L’avancée de la nuit de Jakuta Alikavazovic : L’art de la fugue

Couronné par le Prix Castel du roman de la nuit, un roman incandescent sur la guerre et le manque.

« Elle était de ces gens qui détruisent tout et appellent ça de l’art. »

Dès les premières lignes, le ton est donné : Amélia, le personnage principal de ce roman touffu et mystérieux n’est pas une femme ordinaire ; rousse incandescente, riche héritière, elle réside à l’année dans la chambre 313 de l’hôtel Elisse, hermétique aux rumeurs sur son passage, sombre et volatile. Paul, qui l’observe à travers les caméras de surveillance dans son job de gardien de nuit, est l’opposé : pauvre, taiseux et à la dérive. Ces deux-là vont néanmoins s’aimer, d’un amour impossible. Tels des fantômes, ils cherchent la lumière, et comme des étudiants, ils jouent à être adultes. Mais bientôt les secrets, le mystère avance, telle la nuit sur la ville et Amélia fuit, hantée par le passé.

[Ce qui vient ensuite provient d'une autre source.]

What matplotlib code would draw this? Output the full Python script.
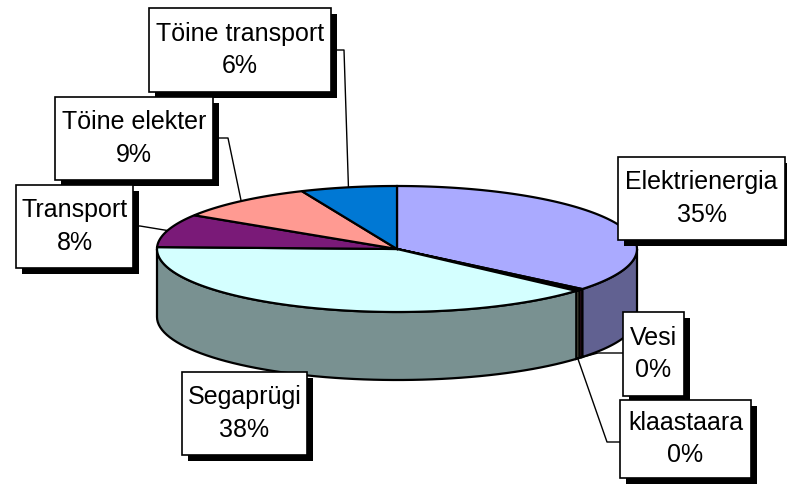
import numpy as np
import matplotlib
matplotlib.use('Agg')
import matplotlib.pyplot as plt
from matplotlib.patches import Polygon, Rectangle

# slice data, clockwise from 12 o'clock
names = ['Elektrienergia', 'Vesi', 'klaastaara', 'Segaprügi',
         'Transport', 'Töine elekter', 'Töine transport']
values = [35.5, 0.3, 0.3, 38.4, 8.4, 9.4, 6.4]
pct_text = [35, 0, 0, 38, 8, 9, 6]
top_colors = ['#aaaaff', '#993366', '#ffffcc', '#d4ffff',
              '#7a1a78', '#ff9a92', '#0078d4']

# pie geometry (pixel space)
cx, cy, rx, ry, depth = 397, 249, 240, 63, 68

# label boxes (x0, y0, x1, y1) and leader line anchor/elbow
boxes = {
    'Elektrienergia': (618, 157, 785, 240),
    'Vesi': (623, 312, 684, 396),
    'klaastaara': (620, 400, 751, 478),
    'Segaprügi': (182, 372, 307, 455),
    'Transport': (16, 185, 133, 268),
    'Töine elekter': (55, 97, 213, 180),
    'Töine transport': (149, 8, 331, 92),
}
leaders = {
    'Vesi': [(623, 353), (598, 353)],
    'klaastaara': [(620, 442), (607, 442)],
    'Transport': [(133, 226), (140, 226)],
    'Töine elekter': [(213, 138), (228, 138)],
    'Töine transport': [(331, 50), (344, 50)],
}


def pt(t, drop=0):
    r = np.radians(t)
    return cx + rx * np.cos(r), cy - ry * np.sin(r) + drop


def shade(c, f=0.57):
    rgb = matplotlib.colors.to_rgb(c)
    return tuple(v * f for v in rgb)


fig = plt.figure(figsize=(7.87, 4.87), dpi=100)
ax = fig.add_axes([0, 0, 1, 1])
ax.set_xlim(0, 787)
ax.set_ylim(487, 0)
ax.axis('off')

total = float(sum(values))
cum = np.concatenate([[0], np.cumsum(values)]) / total
starts = 90 - 360 * cum[:-1]
ends = 90 - 360 * cum[1:]

# side walls (only the front half, t in (-180, 0))
for i in range(len(values)):
    a, b = max(ends[i], -180), min(starts[i], 0)
    if a >= b:
        continue
    ts = np.linspace(b, a, 60)
    top = [pt(t) for t in ts]
    bot = [pt(t, depth) for t in ts[::-1]]
    ax.add_patch(Polygon(top + bot, closed=True, facecolor=shade(top_colors[i]),
                         edgecolor='black', lw=1.6, zorder=2))

# top face
for i in range(len(values)):
    n = max(4, int(abs(starts[i] - ends[i])))
    ts = np.linspace(starts[i], ends[i], n)
    verts = [(cx, cy)] + [pt(t) for t in ts]
    ax.add_patch(Polygon(verts, closed=True, facecolor=top_colors[i],
                         edgecolor='black', lw=1.6, zorder=3))

# labels
for i, name in enumerate(names):
    mid = (starts[i] + ends[i]) / 2
    if name in leaders:
        drop = depth if np.sin(np.radians(mid)) < 0 else 0
        pts = leaders[name] + [pt(mid, drop)]
        xs, ys = zip(*pts)
        ax.plot(xs, ys, color='black', lw=1, zorder=1)
    x0, y0, x1, y1 = boxes[name]
    ax.add_patch(Rectangle((x0 + 6, y0 + 6), x1 - x0, y1 - y0,
                           facecolor='black', edgecolor='none', zorder=4))
    ax.add_patch(Rectangle((x0, y0), x1 - x0, y1 - y0, facecolor='white',
                           edgecolor='black', lw=1.2, zorder=5))
    ax.text((x0 + x1) / 2, (y0 + y1) / 2, '%s\n%d%%' % (name, pct_text[i]),
            ha='center', va='center', fontsize=18, linespacing=1.45,
            family='Liberation Sans', zorder=6)

fig.savefig('out.png', dpi=100)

« Être amoureuse, déclare-t-elle, à Paul, c’est une façon de ne pas vivre. »

La jeune fille enquête sur sa famille disparue, sur cette guerre civile dans l’ex-Yougoslavie, sur sa mère artiste partie à Sarejevo.

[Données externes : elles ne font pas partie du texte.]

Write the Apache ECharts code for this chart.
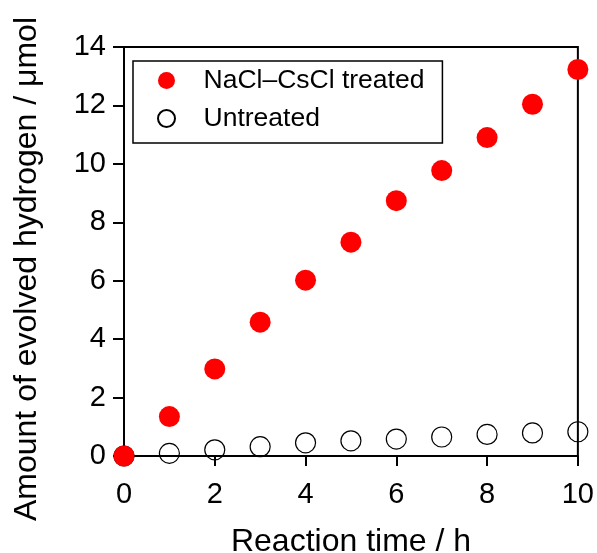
<!DOCTYPE html>
<html>
<head>
<meta charset="utf-8">
<script src="https://cdn.jsdelivr.net/npm/echarts@6/dist/echarts.min.js"></script>
<style>html,body{margin:0;padding:0;background:#fff;}#c{width:597px;height:553px;}</style>
</head>
<body>
<div id="c"></div>
<script>
const reactionTime = [0, 1, 2, 3, 4, 5, 6, 7, 8, 9, 10];
const treated = [0, 1.35, 2.98, 4.58, 6.02, 7.32, 8.74, 9.77, 10.9, 12.04, 13.23];
const untreated = [0, 0.09, 0.21, 0.32, 0.45, 0.52, 0.58, 0.65, 0.74, 0.79, 0.83];
const seriesNames = ['NaCl\u2013CsCl treated', 'Untreated'];
const xTitle = 'Reaction time / h';
const yTitle = 'Amount of evolved hydrogen / \u03bcmol';

const FONT = 'Liberation Sans, Arial, sans-serif';
const chart = echarts.init(document.getElementById('c'), null, {renderer: 'canvas'});
const pairs = (xs, ys) => xs.map((x, i) => [x, ys[i]]);

chart.setOption({
  animation: false,
  backgroundColor: '#fff',
  grid: {left: 124, top: 47, width: 454, height: 409, show: true, borderColor: '#000', borderWidth: 2, backgroundColor: 'transparent'},
  xAxis: {
    type: 'value', min: 0, max: 10, interval: 2,
    axisLine: {show: true, lineStyle: {color: '#000', width: 2}},
    axisTick: {show: true, inside: false, length: 10, lineStyle: {color: '#000', width: 2}},
    axisLabel: {color: '#000', fontSize: 29, fontFamily: FONT, margin: 24},
    splitLine: {show: false}
  },
  yAxis: {
    type: 'value', min: 0, max: 14, interval: 2,
    axisLine: {show: true, lineStyle: {color: '#000', width: 2}},
    axisTick: {show: true, inside: false, length: 11, lineStyle: {color: '#000', width: 2}},
    axisLabel: {color: '#000', fontSize: 29, fontFamily: FONT, margin: 18},
    splitLine: {show: false}
  },
  legend: {
    orient: 'vertical', left: 133, top: 61,
    padding: [6, 18, 11, 24],
    itemGap: 11, itemWidth: 64, itemHeight: 17,
    borderColor: '#000', borderWidth: 1.5, backgroundColor: '#fff',
    textStyle: {color: '#000', fontSize: 26.5, fontFamily: FONT, lineHeight: 26},
    data: [seriesNames[0], seriesNames[1]]
  },
  graphic: [
    {type: 'text', x: 351, y: 526, style: {text: xTitle, font: '32px ' + FONT, fill: '#000', textAlign: 'center', textVerticalAlign: 'top'}},
    {type: 'text', x: 11, y: 269, rotation: Math.PI / 2, style: {text: yTitle, font: '32px ' + FONT, fill: '#000', textAlign: 'center', textVerticalAlign: 'top'}}
  ],
  series: [
    {
      name: seriesNames[1], type: 'scatter', clip: false, z: 2,
      symbol: 'circle', symbolSize: 20,
      itemStyle: {color: 'rgba(255,255,255,0)', borderColor: '#000', borderWidth: 1.2, opacity: 1},
      data: pairs(reactionTime, untreated)
    },
    {
      name: seriesNames[0], type: 'scatter', clip: false, z: 3,
      symbol: 'circle', symbolSize: 21,
      itemStyle: {color: '#ff0000', opacity: 1},
      data: pairs(reactionTime, treated)
    }
  ]
});
</script>
</body>
</html>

Avec des phrases d’une poésie métaphorique qui tisse les mots telle une orfèvre, une puissance d’évocation rare à la beauté capiteuse et une richesse narrative, l’auteur du très remarqué La blonde et le bunkernous parle des mères absentes, des blessures du siècle passé, de l’impossibilité de croire encore à quelque chose.

Dés les premières lignes, Amélia, nous apparaît, happée par le doute, l’hésitation, parée de mille légendes. Un texte précis et exigeant, dont il faudrait relire des passages et les noter tant ils rayonnent littérairement.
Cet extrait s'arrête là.